Emil Widham

Scaling up Maximum Entropy Deep Inverse Reinforcement Learning with Transfer Learning

Abstract

In this thesis an issue with common inverse reinforcement learning algorithms is identified, which causes them to be computationally heavy. A solution is proposed which attempts to address this issue and which can be built upon in the future. The complexity of inverse reinforcement algorithms is increased because at each iteration something called a reinforcement learning step is performed to evaluate the result of the previous iteration and guide future learning. This step is slow to perform for problems with large state spaces and where many iterations are required. It has been observed that the problem solved in this step in many cases is very similar to that of the previous iteration.
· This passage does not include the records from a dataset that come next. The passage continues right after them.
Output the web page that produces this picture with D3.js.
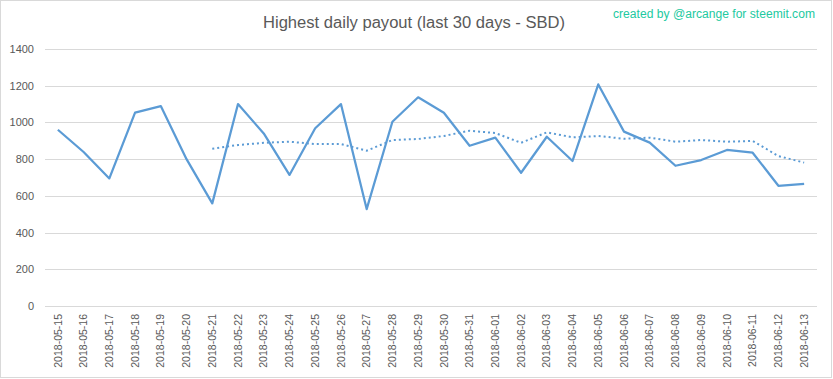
<!DOCTYPE html>
<html><head><meta charset="utf-8">
<script src="https://cdn.jsdelivr.net/npm/d3@7"></script>
<style>body{margin:0;background:#fff}svg{display:block}</style>
</head><body>
<script>
const dates = ["2018-05-15","2018-05-16","2018-05-17","2018-05-18","2018-05-19","2018-05-20","2018-05-21","2018-05-22","2018-05-23","2018-05-24","2018-05-25","2018-05-26","2018-05-27","2018-05-28","2018-05-29","2018-05-30","2018-05-31","2018-06-01","2018-06-02","2018-06-03","2018-06-04","2018-06-05","2018-06-06","2018-06-07","2018-06-08","2018-06-09","2018-06-10","2018-06-11","2018-06-12","2018-06-13"];
const payout = [960,839,695,1053,1089,800,559,1100,940,714,968,1100,528,1004,1137,1053,873,917,726,922,790,1207,950,890,764,795,850,835,655,665];
const movingAvg = [null,null,null,null,null,null,857,877,889,895,882,882,846,904,910,926,955,942,889,946,919,926,911,917,895,904,895,899,817,781];
const yTicks = [0,200,400,600,800,1000,1200,1400];
const title = "Highest daily payout (last 30 days - SBD)";
const credit = "created by @arcange for steemit.com";

const W = 833, H = 379;
const svg = d3.select("body").append("svg").attr("width", W).attr("height", H);
svg.append("rect").attr("x",0.5).attr("y",0.5).attr("width",W-2).attr("height",H-2)
  .attr("fill","#fff").attr("stroke","#d9d9d9");

const x = d3.scaleBand().domain(dates).range([45, 817]);
const y = d3.scaleLinear().domain([0, 1400]).range([306, 49]);
const font = "'Liberation Sans', Arial, sans-serif";

// grid
svg.append("g").selectAll("line").data(yTicks).join("line")
  .attr("x1", 45).attr("x2", 817)
  .attr("y1", d => Math.round(y(d)) + 0.5).attr("y2", d => Math.round(y(d)) + 0.5)
  .attr("stroke", "#d9d9d9").attr("stroke-width", 1);

// y axis labels
const yAxis = d3.axisLeft(y).tickValues(yTicks).tickFormat(d3.format("d")).tickSize(0).tickPadding(0);
const gy = svg.append("g").attr("transform", "translate(34,0)").call(yAxis);
gy.select(".domain").remove();
gy.selectAll("text").attr("fill", "#595959").style("font-family", font).style("font-size", "11px");

// x axis labels
const xAxis = d3.axisBottom(x).tickSize(0).tickPadding(0);
const gx = svg.append("g").attr("transform", "translate(0,306)").call(xAxis);
gx.select(".domain").remove();
gx.selectAll("text")
  .attr("fill", "#595959").style("font-family", font).style("font-size", "10.5px")
  .attr("text-anchor", "end").attr("transform", "rotate(-90)")
  .attr("x", -8).attr("y", 0).attr("dy", "0.35em");

const cx = d => x(d) + x.bandwidth() / 2;

// moving average (dotted)
const maData = dates.map((d, i) => ({d, v: movingAvg[i]}));
svg.append("path").datum(maData)
  .attr("d", d3.line().defined(p => p.v != null).x(p => cx(p.d)).y(p => y(p.v)))
  .attr("fill", "none").attr("stroke", "#5b9bd5").attr("stroke-width", 2)
  .attr("stroke-dasharray", "2,3");

// main line
const mainData = dates.map((d, i) => ({d, v: payout[i]}));
svg.append("path").datum(mainData)
  .attr("d", d3.line().x(p => cx(p.d)).y(p => y(p.v)))
  .attr("fill", "none").attr("stroke", "#5b9bd5").attr("stroke-width", 2.25)
  .attr("stroke-linejoin", "round");

// title
svg.append("text").attr("x", 263).attr("y", 28).text(title)
  .attr("fill", "#595959").style("font-family", font).style("font-size", "16px")
  .attr("textLength", 302).attr("lengthAdjust", "spacingAndGlyphs");

// credit
svg.append("text").attr("x", 613).attr("y", 18).text(credit)
  .attr("fill", "#22c9a0").style("font-family", font).style("font-size", "12.5px")
  .attr("textLength", 202).attr("lengthAdjust", "spacingAndGlyphs");
</script>
</body></html>
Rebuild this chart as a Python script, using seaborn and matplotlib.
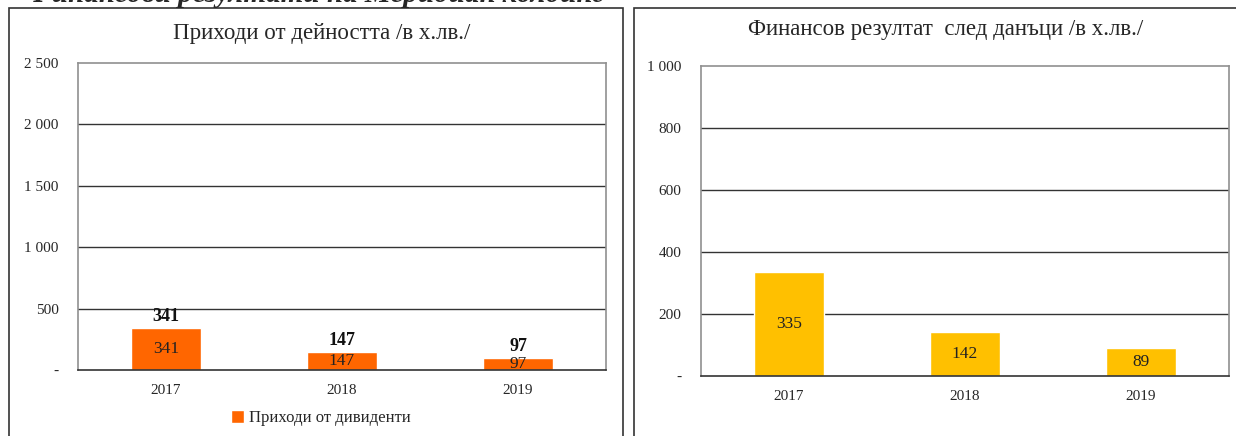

Therefore the solution suggested is to utilize transfer learning to retain some of the learned information and improve speed at subsequent steps. In this thesis different forms of transfers are evaluated for common reinforcement learning algorithms when applied to this problem. Experiments are run using value iteration and Q-learning as the algorithms for the reinforcement learning step. The algorithms are applied to two route planning problems and finds that in both cases a transfer can be useful for improving calculation times. For value iteration the transfer is easy to understand and implement and shows large improvements in speed compared to the basic method. For Q-learning the implementation contains more variables and while it shows an improvement it is not as dramatic as that for value iteration. The conclusion drawn is that for inverse reinforcement learning implementations using value iteration a transfer is always recommended while for implementations using other algorithms for the reinforcement learning step a transfer is most likely recommended but more experimentation needs to be conducted.